Why aren’t wingnuts whining about extreme right wing litmus tests for extreme right wing judicial candidates for lifetime positions.
When a disagreement from aggrieved parties that’s settled in a lawful matter, it’s commonly done by questioning ” what was the INTENT” when the document was agreed on and signed. The intent of the second amendment was to create a militia because we did not have a standing army. My take is that if you “want”,”need” semi automatic weapons, then start training and pass muster to be called at any time for whatever reason, at any age with registered weapons.
YOU ARE ABSOLUTELY CORRECT!! COULD YOU , (OR I) email this to that liar Dan Ledderman an other lawmakers?
Mark, all readers are welcome to share my posts and their thoughts with any legislators they want.
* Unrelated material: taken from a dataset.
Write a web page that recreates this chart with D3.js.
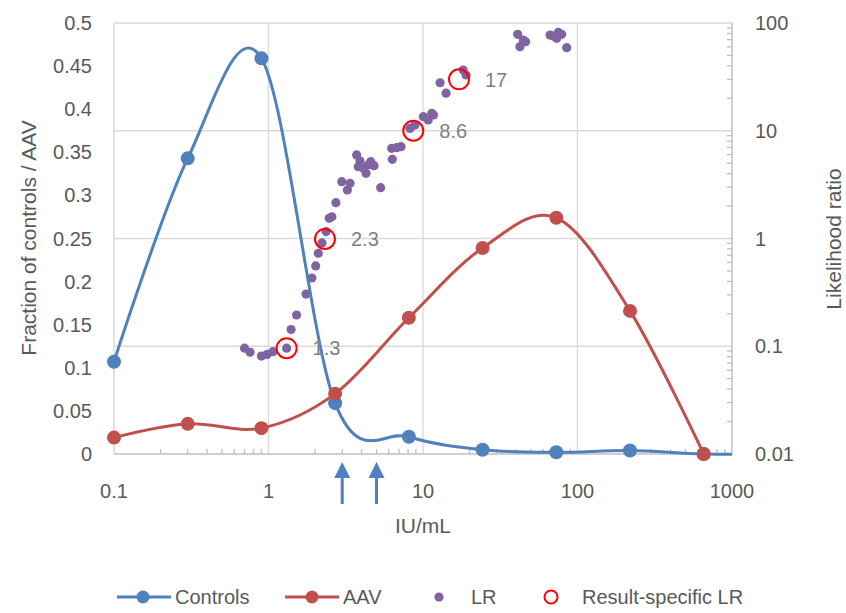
<!DOCTYPE html>
<html><head><meta charset="utf-8">
<script src="https://cdn.jsdelivr.net/npm/d3@7"></script>
<style>body{margin:0;background:#fff}svg text{font-family:"Liberation Sans",Arial,sans-serif}</style>
</head><body><svg id="c" width="846" height="613"></svg>
<script>
// ---- data ----
const iuValues = [0.1, 0.3, 0.9, 2.7, 8.1, 24.3, 72.9, 218.7, 656.1, 1968.3];
const controls = [0.107, 0.343, 0.459, 0.059, 0.020, 0.005, 0.002, 0.004, 0.000, 0.000];
const aav      = [0.019, 0.035, 0.030, 0.070, 0.158, 0.239, 0.274, 0.166, 0.000];
const lrX = [0.70,0.76,0.90,0.98,1.07,1.31,1.40,1.52,1.75,1.91,2.02,2.10,2.22,2.36,2.47,2.57,2.73,2.98,3.37,3.24,3.72,3.91,3.81,4.11,4.28,4.59,4.82,4.41,5.32,6.33,6.27,6.76,7.21,8.24,8.87,10.05,10.8,11.4,11.7,12.9,14.1,18.2,19.0,41.0,44.6,42.4,46.2,66.4,75.2,79.0,73.3,69.7,85.1];
const lrY = [0.096,0.088,0.081,0.084,0.089,0.096,0.143,0.195,0.305,0.43,0.556,0.73,0.91,1.16,1.54,1.59,2.15,3.37,3.25,2.82,5.96,5.24,4.64,4.48,4.03,5.16,4.74,4.81,2.96,5.43,6.87,6.96,7.11,10.5,11.3,13.5,12.6,14.5,14.0,27.9,22.3,36.6,32.9,78.5,69.5,60.3,67.0,77.4,82.0,78.5,72.1,75.7,59.0];
const resX = [1.31, 2.32, 8.65, 17.1];
const resY = [0.096, 0.99, 10.0, 30.0];
const resLabels = ["1.3", "2.3", "8.6", "17"];
const arrowX = [3, 5];
const xTicks = [0.1, 1, 10, 100, 1000];
const xTickLabels = ["0.1", "1", "10", "100", "1000"];
const yLeftTicks = [0,0.05,0.1,0.15,0.2,0.25,0.3,0.35,0.4,0.45,0.5];
const yLeftLabels = ["0","0.05","0.1","0.15","0.2","0.25","0.3","0.35","0.4","0.45","0.5"];
const yRightTicks = [0.01, 0.1, 1, 10, 100];
const yRightLabels = ["0.01","0.1","1","10","100"];
const legendItems = ["Controls", "AAV", "LR", "Result-specific LR"];

// ---- layout ----
const L = 114, R = 732, T = 23, B = 454;
const blue = "#4f81bd", red = "#c0504d", purple = "#8064a2", grid = "#d9d9d9", axisC = "#bfbfbf", txt = "#595959";
const svg = d3.select("#c");
const x = d3.scaleLog().domain([0.1, 1000]).range([L, R]);
const yL = d3.scaleLinear().domain([0, 0.5]).range([B, T]);
const yR = d3.scaleLog().domain([0.01, 100]).range([B, T]);

// grid
svg.append("g").selectAll("line").data(xTicks.slice(1, -1)).join("line")
  .attr("x1", d => x(d)).attr("x2", d => x(d)).attr("y1", T).attr("y2", B)
  .attr("stroke", grid).attr("stroke-width", 1.3);
svg.append("g").selectAll("line").data(yRightTicks.slice(1)).join("line")
  .attr("x1", L).attr("x2", R).attr("y1", d => yR(d)).attr("y2", d => yR(d))
  .attr("stroke", grid).attr("stroke-width", 1.3);

// minor ticks x
const xMinor = x.ticks().filter(d => !xTicks.includes(d));
svg.append("g").selectAll("line").data(xMinor).join("line")
  .attr("x1", d => x(d)).attr("x2", d => x(d)).attr("y1", B).attr("y2", B - 5)
  .attr("stroke", axisC).attr("stroke-width", 1.3);
// minor ticks right
const yMinor = yR.ticks().filter(d => !yRightTicks.includes(d));
svg.append("g").selectAll("line").data(yMinor).join("line")
  .attr("x1", R).attr("x2", R - 5).attr("y1", d => yR(d)).attr("y2", d => yR(d))
  .attr("stroke", axisC).attr("stroke-width", 1.3);

// axes lines
svg.append("line").attr("x1", L).attr("x2", R).attr("y1", B).attr("y2", B).attr("stroke", axisC).attr("stroke-width", 1.5);
svg.append("line").attr("x1", L).attr("x2", L).attr("y1", T).attr("y2", B).attr("stroke", grid).attr("stroke-width", 1.5);
svg.append("line").attr("x1", R).attr("x2", R).attr("y1", T).attr("y2", B).attr("stroke", axisC).attr("stroke-width", 1.5);

// tick labels
svg.append("g").selectAll("text").data(yLeftTicks).join("text")
  .attr("x", 92).attr("y", d => yL(d)).attr("dy", "0.35em").attr("text-anchor", "end")
  .attr("font-size", 20).attr("fill", txt).text((d, i) => yLeftLabels[i]);
svg.append("g").selectAll("text").data(yRightTicks).join("text")
  .attr("x", 755).attr("y", d => yR(d)).attr("dy", "0.35em")
  .attr("font-size", 20).attr("fill", txt).text((d, i) => yRightLabels[i]);
svg.append("g").selectAll("text").data(xTicks).join("text")
  .attr("x", d => x(d)).attr("y", 498).attr("text-anchor", "middle")
  .attr("font-size", 20).attr("fill", txt).text((d, i) => xTickLabels[i]);

// titles
svg.append("text").attr("x", 423).attr("y", 533).attr("text-anchor", "middle").attr("font-size", 21).attr("fill", txt).text("IU/mL");
svg.append("text").attr("transform", "translate(36,238) rotate(-90)").attr("text-anchor", "middle").attr("font-size", 21).attr("fill", txt).text("Fraction of controls / AAV");
svg.append("text").attr("transform", "translate(841,239) rotate(-90)").attr("text-anchor", "middle").attr("font-size", 21).attr("fill", txt).text("Likelihood ratio");

// clip
svg.append("clipPath").attr("id", "clip").append("rect").attr("x", L - 20).attr("y", 0).attr("width", R - L + 20).attr("height", 613);

const curve = d3.curveCatmullRom.alpha(0);
const lineC = d3.line().x((d, i) => x(iuValues[i])).y(d => yL(d)).curve(curve);

// LR scatter
svg.append("g").selectAll("circle").data(lrX).join("circle")
  .attr("cx", d => x(d)).attr("cy", (d, i) => yR(lrY[i])).attr("r", 4.6).attr("fill", purple);

// controls
svg.append("path").attr("d", lineC(controls)).attr("fill", "none").attr("stroke", blue).attr("stroke-width", 3).attr("clip-path", "url(#clip)");
svg.append("g").selectAll("circle").data(controls.filter((d, i) => iuValues[i] <= 1000)).join("circle")
  .attr("cx", (d, i) => x(iuValues[i])).attr("cy", d => yL(d)).attr("r", 7).attr("fill", blue);
// aav
svg.append("path").attr("d", lineC(aav)).attr("fill", "none").attr("stroke", red).attr("stroke-width", 3);
svg.append("g").selectAll("circle").data(aav).join("circle")
  .attr("cx", (d, i) => x(iuValues[i])).attr("cy", d => yL(d)).attr("r", 7).attr("fill", red);

// result-specific
svg.append("g").selectAll("circle").data(resX).join("circle")
  .attr("cx", d => x(d)).attr("cy", (d, i) => yR(resY[i])).attr("r", 10)
  .attr("fill", "none").attr("stroke", "#ff0000").attr("stroke-width", 2);
svg.append("g").selectAll("text").data(resX).join("text")
  .attr("x", d => x(d) + 26).attr("y", (d, i) => yR(resY[i])).attr("dy", "0.36em")
  .attr("font-size", 20).attr("fill", "#7f7f7f").text((d, i) => resLabels[i]);

// arrows
const ag = svg.append("g").selectAll("g").data(arrowX).join("g").attr("transform", d => `translate(${x(d)},0)`);
ag.append("line").attr("x1", 0).attr("x2", 0).attr("y1", 476).attr("y2", 504).attr("stroke", blue).attr("stroke-width", 3);
ag.append("path").attr("d", "M0,462L8,478L-8,478Z").attr("fill", blue);

// legend
const ly = 597;
const lg = svg.append("g");
lg.append("line").attr("x1", 117).attr("x2", 171).attr("y1", ly).attr("y2", ly).attr("stroke", blue).attr("stroke-width", 3);
lg.append("circle").attr("cx", 143).attr("cy", ly).attr("r", 6.5).attr("fill", blue);
lg.append("line").attr("x1", 285).attr("x2", 339).attr("y1", ly).attr("y2", ly).attr("stroke", red).attr("stroke-width", 3);
lg.append("circle").attr("cx", 312).attr("cy", ly).attr("r", 6.5).attr("fill", red);
lg.append("circle").attr("cx", 439).attr("cy", ly).attr("r", 4.6).attr("fill", purple);
lg.append("circle").attr("cx", 551).attr("cy", ly).attr("r", 6.5).attr("fill", "none").attr("stroke", "#ff0000").attr("stroke-width", 2);
const lx = [175, 343, 471, 582];
lg.selectAll("text").data(legendItems).join("text")
  .attr("x", (d, i) => lx[i]).attr("y", ly).attr("dy", "0.36em").attr("font-size", 20).attr("fill", txt).text(d => d);
</script></body></html>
I will suggest that sharing the post with Dan Lederman is a wasteof time, as he is a craven pawn of the NRA and Trump.
Indeed, cibvet: what good is a militia if the government doesn’t know its position and strength?
In that regard, Governor Noem’s abolition of the concealed weapons registration requirement seems to fly in the face of the Founders’ intent and national security.
The concept of “militia” as it relates to the Founding Fathers and the Constitution has been intentionally downplayed.
Historically, the Founders had a fear of a standing military/general such as seen in Rome, Britain, Napoleon, etc. The solution, create a militia that would defend its country when called upon. Pre-WWII American battles relied on militias from various states to form and become “Federalized.” A militia that needed their weapons to defend their country when called upon.
This need to defend one’s country has been transformed into stating that a person has a Constitutional right to walk into a public space with a fully automatic weapon with a 100 round clip.
Excellent research Cory. I will keep this sound constitutional logic in mind.
It’s too bad that the Second Amendment was written so poorly and ambiguously. I think it needs a re-write. Won’t happen, of course. The silliest part of it all is that SCOTUS Justices that consider themselves “originalists” or “textualists” aren’t really consistent on this topic IMO.
I think things will come to a head when an extremely popular measure, like universal background checks, is struck down 5-4 by SCOTUS. It will finally make the public aware that this might require a constitutional amendment to rectify. It’s a living document, after all.
TAG, we’ve got to vow that if anyone calls an Article V Convention, we all go and sensibly rewrite the Second Amendment.